After a while, he decided to push his boat out.
“One day I approached the musical director of one of the ensembles I played in, and I told her I’d like to take on a soloist role and also conduct a musical program. I remember it was in June, and she said it was late in the season to make changes. So I went back to her in September and offered my services for the following season, and she said it was too early. So I understood she was politely giving me the cold shoulder.”
It was time to be proactive.
“I called all sorts of people in Rehovot who I knew played music – youngsters who didn't have full-time work, and the older ones I’d played with at those get-togethers back then – and I asked them if they’d be interested in playing in an orchestra,” he says. “There was a tremendous response, and we quickly started performing quite regularly – for families and that sort of thing. There was also a wonderful sense of family among the orchestra players.”
Within a short time, the ensemble began playing in auditoriums and had 200 subscribers, although it had a sobriquetical problem to sort out.
“We were called Naganei Rehovot, but someone told us it sounded like ‘street players’ [the direct translation of the Hebrew name],” he chuckles. “So we changed our name to the Rehovot Chamber Orchestra.”
The venture began to gain momentum, and the troupe started performing all over the country, as well as abroad. However, after 13 years, the Rehovot Municipality decided it could no longer maintain its funding of one-third of the orchestra’s expenses, and Biron moved the outfit to Jerusalem, where it took on its current title.
“[Then-Jerusalem mayor] Ehud Olmert welcomed us with open arms,” he recalls. “It was a good move.”
The musical director says the early ’90s in particular were a time of great growth for the ensemble, specifically due to the influx of high-quality players from the former Soviet Union.
“There were so many of them, and they were all of the highest standard,” he recalls, adding that the new Russian speaking orchestra members also attracted attention and admiration from a high-profile visitor: “In the early ’90s [internationally renowned American violinist] Isaac Stern [who headed the Jerusalem Music Center] decided he wanted to check out how the new Russian musician olim were faring, and he traveled around the country to listen to the various ensembles. He’d spend a few minutes at each place before moving on, but when he heard the Camerata, he stayed for over two-and-a-half hours.”
Over the years, the Camerata has gone touring across the globe, from Alaska to Beijing and much in between, as well as putting out several well-received recordings. Biron also takes pride in the fact that the orchestra does its bit to promote local compositional endeavor.
“I think we commission more works by Israeli composers than any other orchestra,” he notes proudly. “I think we have commissioned somewhere between 50 and 70 such works.”
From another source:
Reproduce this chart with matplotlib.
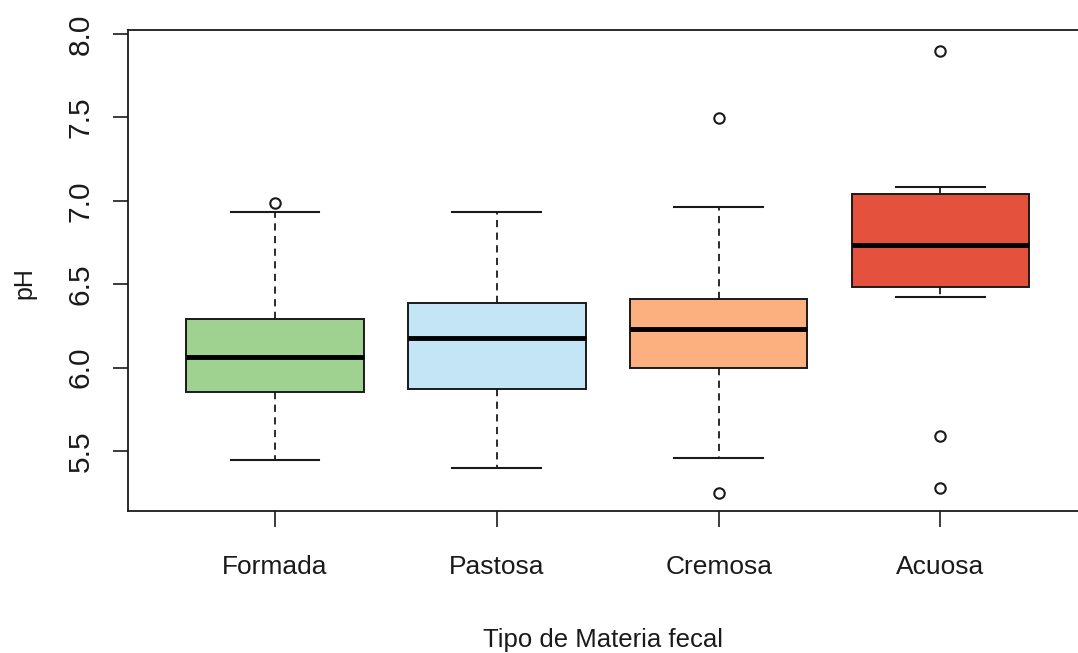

Sunday’s gala concert repertoire includes one such work, from Georgiaborn Israeli composer Josef Bardanashvili. The program also includes works by Handel, Fauré, Bach, Vivaldi, Haydn and Mozart, and the musician lineup for the occasion includes Camerata violinists Natasha Sher and Matan Dagan, oboist Muki Zohar and French horn player Alon Reuven, as well as celebrated vocalists countertenor Yaniv D’Or, soprano Keren Hadar and the New Israeli Vocal Ensemble.